The Southwest Collection/Special Collections Library is part of the Preston Smith Library of the Health Sciences at Texas Tech University. The Edwina McConnell Collections contain Indian Service nursing history and World War I field hospital nursing. The Wheeler Collections relate to pharmacy and medical antiques. The Allensworth/Kenner Collection is of medical instruments. The Joseph Alvin Chatman Collection includes records of the Lone Star State Medical, Dental, and Pharmaceutical Association that was founded in 1886 as the Lone Star Medical Club for African American physicians practicing medicine in Texas.

Cushing Memorial Library and Archives  is located in the Texas A&M Health Science Center . The Medical Sciences Library collection chronicles the history and development of the College of Medicine and the Health Science Center. There are extensive special collections related to veterinary medicine. The Cushing Memorial Library and Archives has a much larger collection with some material specific to medicine in Texas.

The Special Collections section in the  Gibson D. Lewis Health Science Library   at the University of North Texas Health Science Center in Fort Worth  contains archives documenting the history of osteopathic medical education and the osteopathic profession in Texas. Among them are documents that trace the development and organization of the field of cranial osteopathy founded by William G. Sutherland; historical records and publications relating to the Texas Association of Osteopathic Physicians and Surgeons, now known as TOMA; and oral histories of leaders in the field in digital format.

The Handbook of Texas online is maintained by the Texas State Historical Association. It is a valuable and easily searchable database with hundreds of entries on all aspects of medicine and numerous physicians. To gain an idea of the scope and variety of this database, enter "medicine" in its search engine. More than 500 entries appear. The entries include Satank, a Kiowa medicine man; Universe, the Texas location of the Headache Springs Medical Laboratory of the Confederate States of America; Forensic Medicine; Medical Societies; and Grace Danforth, MD, a pioneer physician and suffragette of Granger, Texas.
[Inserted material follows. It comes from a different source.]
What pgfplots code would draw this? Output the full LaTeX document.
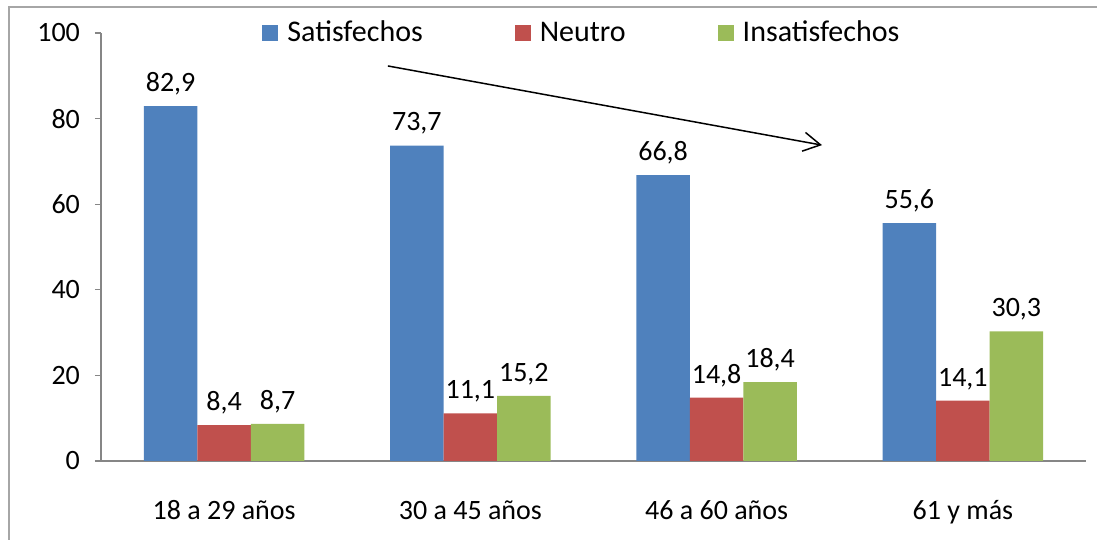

The  History of Medicine Division of the National Library of Medicine is home to numerous genealogical resources. Among these is the American Medical Association Deceased Physicians Card File, a collection of nearly 400,000 index cards created by the American Medical Association between about 1901 and 1969, focusing on everyone in the United States who received a medical degree. The cards were updated throughout the physician's career with information about degrees obtained, licensing, addresses, cause of death, and sometimes obituary citations and portraits.

Also online is The National Library of Medicine's Bathtub Collection , an archive of materials found in the old bindings of the library's rare book collection when items were rebound and conserved in the 1940s and 1950s. It is called the "Bathtub Collection" because then-curator Dorothy Schullian took the leftovers of conservation work home and soaked them in her bathtub to retrieve the often interesting bits and pieces of medieval manuscripts and early printed ephemera.

Cyndi's List is known globally as a valuable resource for genealogy researchers. Begun in 1996 by Cyndi Howells, it categorizes and cross-references search links both broad and narrow. Always expanding, the list contained more than 244,400 links at the end of May 2008, including  Medical & Medicine , a category index and related categories with more than 200 links, and U.S. - Texas , with more than 8,700 links.